PORTO-VECCHIO: C’est le 5 juin que s’est achevé le festival itinérant corse du court métrage «Les Nuits Med». Un festival qui se revendique trait d’union entre divers pays de la rive méditerranéenne. Cette 14e édition, son président, Alix Ferraris, l’a voulue en présentiel en dépit des conditions sanitaires, car selon lui, rien ne remplace une salle de cinéma. C’est donc la cinémathèque corse de Porto-Vecchio qui a projeté 36 courts-métrages, un véritable cru de qualité qui confirme les talents émergents de la région, en particulier ceux du Maghreb et du Moyen-Orient, particulièrement récompensés cette année.
Trois jurys ont délibéré pour attribuer sept prix au total. Un jury professionnel, un jury presse et un jury talents qui ont longtemps délibéré tant la sélection était riche. Parmi le florilège de films présentés, ce sont les films égyptiens, tunisiens et turcs qui ont suscité le plus d’échanges animés, de par leur audace et l’angle qu’ils ont privilégié pour aborder des thématiques qui tournaient beaucoup autour de l’émigration, l’émancipation, des liens familiaux, de la condition de la femme et sa récente capacité dans le monde arabe à faire évoluer les diktats.
Ce festival, placé cette année sous le thème de l’insularité, est non seulement une ouverture sur la Méditerranée, mais aussi l’occasion de bâtir des ponts autour de ce qui reste le dernier espace de liberté au cinéma: le court-métrage. Pour Dominique Landron, ponte de la critique cinématographique, membre du syndicat de la critique française du cinéma, chroniqueur à RCFM et Corse-Matin, «le cinéma maghrébin a défié la censure et donné la chance aux femmes d’accéder au cinéma et de s’exporter».
Ce cinéma, à la base qualifié de «tiers-mondiste», a fait ses armes depuis les années 1970 pour rivaliser aujourd’hui avec les plus grands du secteur et s’exporter. «Il a défié la censure, s’est positionné comme un cinéma militant et a beaucoup mûri pour devenir beaucoup plus abouti, que ce soit au niveau du son ou de l’image», souligne-t-il à Arab News en français. Le court-métrage, la petite porte pour accéder à la cour des grands, se voit par ailleurs propulsé par l’avènement du numérique.

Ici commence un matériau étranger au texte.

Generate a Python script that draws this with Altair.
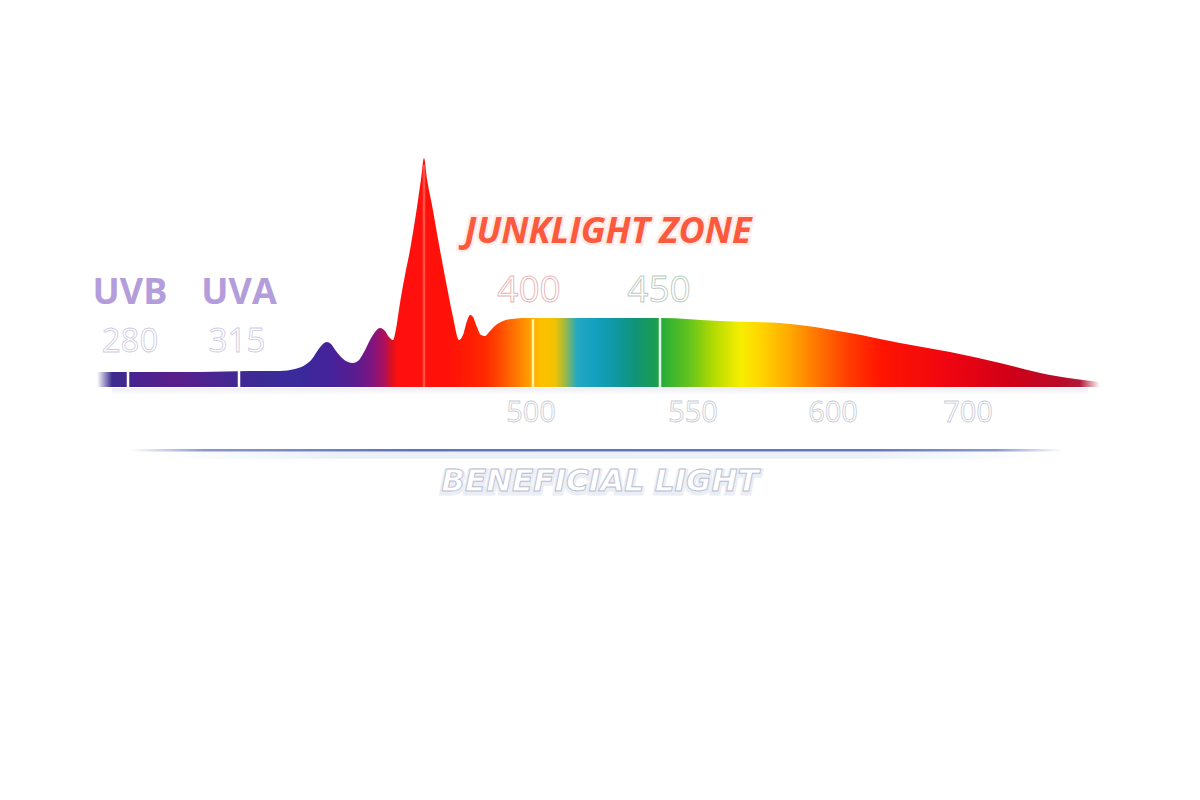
import altair as alt
import pandas as pd

# ---- spectrum profile (position along strip, relative intensity) ----
pos = [97, 110, 150, 200, 250, 280, 295, 305, 312, 318, 323, 327, 331, 336, 342, 348, 353, 358,
       364, 370, 375, 380, 385, 389, 393, 396, 400, 405, 410, 417, 421, 424, 427, 432, 440, 447,
       453, 459, 463, 467, 470, 473, 477, 481, 485, 490, 496, 503, 512, 525, 560, 620, 660, 720,
       780, 850, 900, 950, 1000, 1050, 1083, 1100]
inten = [15, 15, 15, 15, 16, 16, 18, 22, 28, 37, 43, 45, 43, 36, 29, 25, 24, 26,
         35, 47, 55, 59, 56, 50, 47, 58, 84, 112, 137, 180, 208, 229, 208, 182, 137, 100,
         70, 47, 52, 66, 72, 70, 60, 52, 51, 56, 62, 66, 68, 69, 69, 69, 69, 66,
         64, 54, 44, 35, 24, 12, 7, 5]

# ---- colour stops along the strip ----
stop_pos = [97, 112, 140, 175, 215, 260, 300, 330, 355, 372, 385, 392, 398, 450, 485, 500, 515,
            530, 540, 555, 566, 577, 595, 615, 635, 655, 665, 690, 715, 740, 760, 790, 820, 850,
            880, 950, 1010, 1060, 1080, 1100]
stop_col = ["#ffffff", "#3d2c8e", "#4a2290", "#5b1e8a", "#4a2592", "#3b2a96", "#3a2a9c", "#45229a",
            "#5a1c90", "#801580", "#b0105a", "#e0101c", "#ff1010", "#ff1208", "#ff2800", "#ff4a00",
            "#ff7400", "#ffa000", "#ffc000", "#f2c200", "#92b850", "#22a8c2", "#14a0c0", "#0f98a2",
            "#109478", "#1a9c50", "#2eb035", "#66c41c", "#b6dc00", "#f6ee00", "#ffd600", "#ffa800",
            "#ff7000", "#ff3a00", "#ff1500", "#ef0510", "#d00018", "#b80a28", "#b31a3a", "#ffffff"]

# ---- marker lines in the strip ----
tick_pos = [128, 239, 424, 533, 660]
tick_h = [15, 16, 222, 68, 69]
tick_col = ["#ffffff", "#ffffff", "#ff8a7a", "#fff3a0", "#e8fff0"]
tick_op = [1.0, 1.0, 0.55, 1.0, 1.0]

# ---- labels ----
band_txt = ["UVB", "UVA"]
band_x = [130, 239]
band_y = [94, 94]

uv_num_txt = ["280", "315"]
uv_num_x = [130, 237]
uv_num_y = [45, 45]

vis_num_txt = ["400", "450"]
vis_num_x = [529, 659]
vis_num_y = [96, 96]
vis_num_stroke = ["#e6b4b4", "#bccabe"]

low_num_txt = ["500", "550", "600", "700"]
low_num_x = [531, 693, 833, 968]
low_num_y = [-26, -26, -26, -26]

junk_txt = ["JUNKLIGHT ZONE"]
junk_x = [608]
junk_y = [155]

ben_txt = ["BENEFICIAL LIGHT"]
ben_x = [600]
ben_y = [-95]

line_x = [130]
line_x2 = [1062]
line_y = [-62]
line_y2 = [-64.5]

# ---------------------------------------------------------------
xs = alt.Scale(domain=[8, 1192], nice=False, zero=False)
ys = alt.Scale(domain=[-405, 379], nice=False, zero=False)

x0, x1 = min(pos), max(pos)
grad = alt.Gradient(
    gradient="linear",
    stops=[alt.GradientStop(offset=(p - x0) / (x1 - x0), color=c) for p, c in zip(stop_pos, stop_col)],
    x1=0, x2=1, y1=0, y2=0,
)

spec_df = pd.DataFrame({"x": pos, "y": inten})
area = alt.Chart(spec_df).mark_area(color=grad, interpolate="monotone").encode(
    x=alt.X("x:Q", scale=xs, axis=None),
    y=alt.Y("y:Q", scale=ys, axis=None),
)

shadow_df = pd.DataFrame({"x": [112], "x2": [1088], "y": [-1], "y2": [-8]})
shadow = alt.Chart(shadow_df).mark_rect(
    color=alt.Gradient(gradient="linear",
                       stops=[alt.GradientStop(offset=0, color="#e2e2ec"),
                              alt.GradientStop(offset=1, color="#ffffff")],
                       x1=0, x2=0, y1=0, y2=1),
    opacity=0.6,
).encode(x=alt.X("x:Q", scale=xs, axis=None), x2="x2:Q",
         y=alt.Y("y:Q", scale=ys, axis=None), y2="y2:Q")

tick_df = pd.DataFrame({"x": tick_pos, "h": tick_h, "c": tick_col, "o": tick_op,
                        "b": [0] * len(tick_pos)})
ticks = alt.Chart(tick_df).mark_rule(strokeWidth=2.5).encode(
    x=alt.X("x:Q", scale=xs, axis=None),
    y=alt.Y("b:Q", scale=ys, axis=None), y2="h:Q",
    color=alt.Color("c:N", scale=None),
    opacity=alt.Opacity("o:Q", scale=None),
)

line_df = pd.DataFrame({"x": line_x, "x2": line_x2, "y": line_y, "y2": line_y2})
bline = alt.Chart(line_df).mark_rect(
    color=alt.Gradient(gradient="linear",
                       stops=[alt.GradientStop(offset=0, color="#ffffff"),
                              alt.GradientStop(offset=0.08, color="#8898cc"),
                              alt.GradientStop(offset=0.3, color="#5f72bb"),
                              alt.GradientStop(offset=0.8, color="#6677bf"),
                              alt.GradientStop(offset=0.93, color="#8a9ad0"),
                              alt.GradientStop(offset=1, color="#ffffff")],
                       x1=0, x2=1, y1=0, y2=0),
).encode(x=alt.X("x:Q", scale=xs, axis=None), x2="x2:Q",
         y=alt.Y("y:Q", scale=ys, axis=None), y2="y2:Q")

lshadow_df = pd.DataFrame({"x": [160], "x2": [1040], "y": [-64.5], "y2": [-72]})
lshadow = alt.Chart(lshadow_df).mark_rect(
    color=alt.Gradient(gradient="linear",
                       stops=[alt.GradientStop(offset=0, color="#ffffff"),
                              alt.GradientStop(offset=0.2, color="#eef0f8"),
                              alt.GradientStop(offset=0.8, color="#eef0f8"),
                              alt.GradientStop(offset=1, color="#ffffff")],
                       x1=0, x2=1, y1=0, y2=0),
).encode(x=alt.X("x:Q", scale=xs, axis=None), x2="x2:Q",
         y=alt.Y("y:Q", scale=ys, axis=None), y2="y2:Q")


def text_layer(txt, xv, yv, **kw):
    df = pd.DataFrame({"t": txt, "x": xv, "y": yv})
    return alt.Chart(df).mark_text(align="center", baseline="middle", **kw).encode(
        x=alt.X("x:Q", scale=xs, axis=None),
        y=alt.Y("y:Q", scale=ys, axis=None),
        text="t:N",
    )


bands = text_layer(band_txt, band_x, band_y, font="Open Sans", fontSize=36, fontWeight="bold",
                   fill="#b39ddb")
uvnums = text_layer(uv_num_txt, uv_num_x, uv_num_y, font="Open Sans", fontSize=33,
                    fontWeight="normal", fill="#ffffff", stroke="#cdcadf", strokeWidth=0.8)
visdf = pd.DataFrame({"t": vis_num_txt, "x": vis_num_x, "y": vis_num_y, "s": vis_num_stroke})
visnums = alt.Chart(visdf).mark_text(align="center", baseline="middle", font="Open Sans",
                                     fontSize=37, fill="#ffffff", strokeWidth=0.9).encode(
    x=alt.X("x:Q", scale=xs, axis=None), y=alt.Y("y:Q", scale=ys, axis=None), text="t:N",
    stroke=alt.Stroke("s:N", scale=None))
lownums = text_layer(low_num_txt, low_num_x, low_num_y, font="Open Sans", fontSize=29,
                     fill="#ffffff", stroke="#c8ccd6", strokeWidth=0.8)
junk_glow = text_layer(junk_txt, junk_x, junk_y, font="Open Sans", fontSize=36, fontWeight="bold",
                       fontStyle="italic", fill="#ffe0da", stroke="#ffe2dc", strokeWidth=5, opacity=0.6)
junk = text_layer(junk_txt, junk_x, junk_y, font="Open Sans", fontSize=36, fontWeight="bold",
                  fontStyle="italic", fill="#fb5a3e")
ben_glow = text_layer(ben_txt, ben_x, [ben_y[0] - 2], font="DejaVu Sans", fontSize=31,
                      fontWeight="bold", fontStyle="italic", fill="#e6e9f3", stroke="#eceef6",
                      strokeWidth=5)
ben = text_layer(ben_txt, ben_x, ben_y, font="DejaVu Sans", fontSize=31, fontWeight="bold",
                 fontStyle="italic", fill="#ffffff", stroke="#b9bed0", strokeWidth=0.9)

chart = alt.layer(shadow, area, ticks, lshadow, bline, bands, uvnums, visnums, lownums,
                  junk_glow, junk, ben_glow, ben).properties(
    width=1184, height=784, padding=0,
    autosize=alt.AutoSizeParams(type="fit", contains="padding"),
    background="#ffffff",
).configure_view(stroke=None)

chart.save("out.html", embed_options={"renderer": "svg", "actions": False})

Pour leur édition 2021, Les Nuits Med ont donné à voir un univers méditerranéen plutôt sombre, témoin des temps tumultueux et des grands changements que traverse la région.
Grand favori et au final lauréat du jury presse, le film du jeune algérien Abdenoure Ziane, Jeûne d’été, apporte un brin de fraîcheur tout en traitant une thématique des plus sensibles avec une légèreté inédite. Deux jeunes adolescents, Kader et Rudy, observent le ramadan pour la première fois. Le jeune Abdenoure y évoque la religion à travers le personnage de Kader et son passage à l’âge adulte, sorte de distanciation indispensable pour embrasser sa religion l’islam. Une religion qu’il pratique totalement par choix, sans qu’elle aliène, d’où la curiosité de son ami Rudy qui finit par observer le ramadan par solidarité. Très intéressante est la posture du père de Kader, pratiquant, qui projette l’image d’un islam choisi.
«Il m’importait d’explorer ce rapport aux modèles sans les conspuer, questionner ce que l’on considère sacré, avoir une réflexion sur le positif et le rapport au temps, aux époques et aux genres d’où ce récit initiatique sur l’enfance sur fond de musique et décor western», déclare le jeune cinéaste, un des rares à se trouver sur place, Covid-19 oblige, qui ajoute que ce film est plus ou moins autobiographique.
Autre film à sortir du lot, celui de l’Égyptien Morad Mostafa, un court-métrage coup-de-poing sur la condition féminine. Dans un Moyen-Orient encore mû par les tabous et les interdits, What We Don’t Know About Mariam bouscule tous les codes dans une démarche de désinhibition totale, rarement vue dans le cinéma égyptien voire de la région.
Hors-jeu flagrant, du Tunisien Sami Tlili, dresse lui avec humour et tendresse le portrait d’une société tunisienne à travers les personnages de deux membres de l’autorité obsédés par un match de foot, et le Marocain Yazid el-Kadiri rend un bel hommage à l’art de la calligraphie arabe dans Encre ultime, quand Les Criminels du Turc Serhat Karaaslan dénonce ouvertement des mœurs répressives. Tous les pays participants avaient dépêché des ambassadeurs dont ils peuvent être fiers, preuve que la région abonde en talents créatifs qui n’attendent que les moyens de s’exprimer.
Quant à la soirée de clôture, elle s’est déroulée sous la houlette du cinéaste libanais Wissam Charaf, invité d’honneur, venu proposer une master class et la projection de son long-métrage et d’un de ses courts-métrages.